Seit nunmehr zwei Jahren gilt in Thüringen eine Kennzeichnungspflicht von Polizist*innen in geschlossenen Einsätzen (bspw. bei Demonstrationen). Geregelt ist dies durch eine Verwaltungsvorschrift in einem ministeriellen Erlass (vgl. NVwZ 2018, 1530, 1532, Daimagüler: „Die individuelle Kennzeichnung von Polizistinnen und Polizisten in geschlossenen Einsätzen“). Kennzeichnungspflichten für Polizeibeamt*innen können entweder im landesrechtlichen Polizeigesetz oder, wie eben in Thüringen, in einer Verwaltungsvorschrift geregelt werden. Wird die Pflicht durch eine Verwaltungsvorschrift, und nicht durch das Landespolizeigesetz, festgelegt, verpflichtet sie Beamt*innen aus anderen Bundesländern, welche im Wege der Amtshilfe für Großeinsätze anreisen, nicht. Dies bedeutet einen nur lückenhaften Schutz durch die Kennzeichnungspflicht in Thüringen. Aber selbst dieser lückenhafte Schutz wurde heute durch die Handhabung von einigen Polizist*innen noch weiter eingeschränkt. So unterwanderte eine Einsatzkraft aus Thüringen die Kennzeichnungspflicht, indem sie ihren Kragen so platzierte, dass nur die ersten beiden Ziffern erkennbar waren. Auf einen Hinweis der Demobeobachtung, dass die fünfstellige Nummer leider nicht erkennbar sei, reagierte die Einsatzkraft mit einem „Na und?“ und weigerte sich die Nummer sichtbar zu machen. Die*der Gruppenführer*in kam hinzu und weigerte sich ebenfalls zur Offenbarung der Kennzeichnung der Einsatzkraft beizutragen. In einer weiteren Situation wollten Demonstrationsteilnehmer*innen sich die Kennzeichnung einer Einsatzkraft notieren, als die nebenstehende Einsatzkraft dies bemerkte, hielt sie die Kennzeichnung ihres*ihrer Kolleg*in einfach mit der Hand zu.

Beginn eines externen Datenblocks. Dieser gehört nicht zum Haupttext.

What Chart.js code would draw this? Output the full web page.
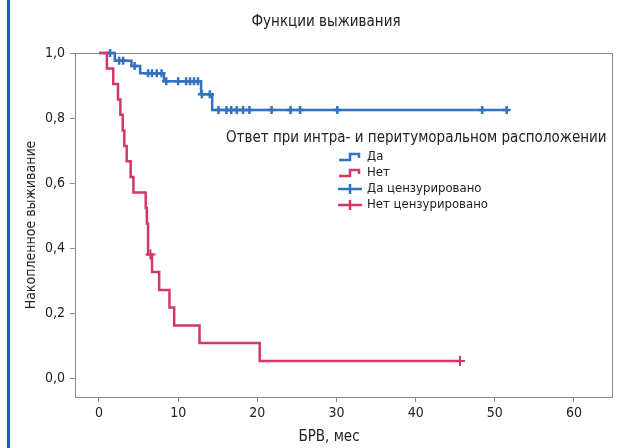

Außerdem verwiesen mehrere Polizist*innen darauf, dass sie wegen ihrer Schutzkleidung, welche über den eigentlichen Uniformen getragen werden, ihre Kennzeichnung nicht tragen müssten bzw. sie nicht tragen könnten, weil keine Befestigungsmöglichkeit vorhanden sei. Beides kann nicht mit der grundsätzlichen Kennzeichnungspflicht auf Demonstrationen durch Polizist*innen aus Thüringen bei einem Einsatz in Thüringen vereinbar sein.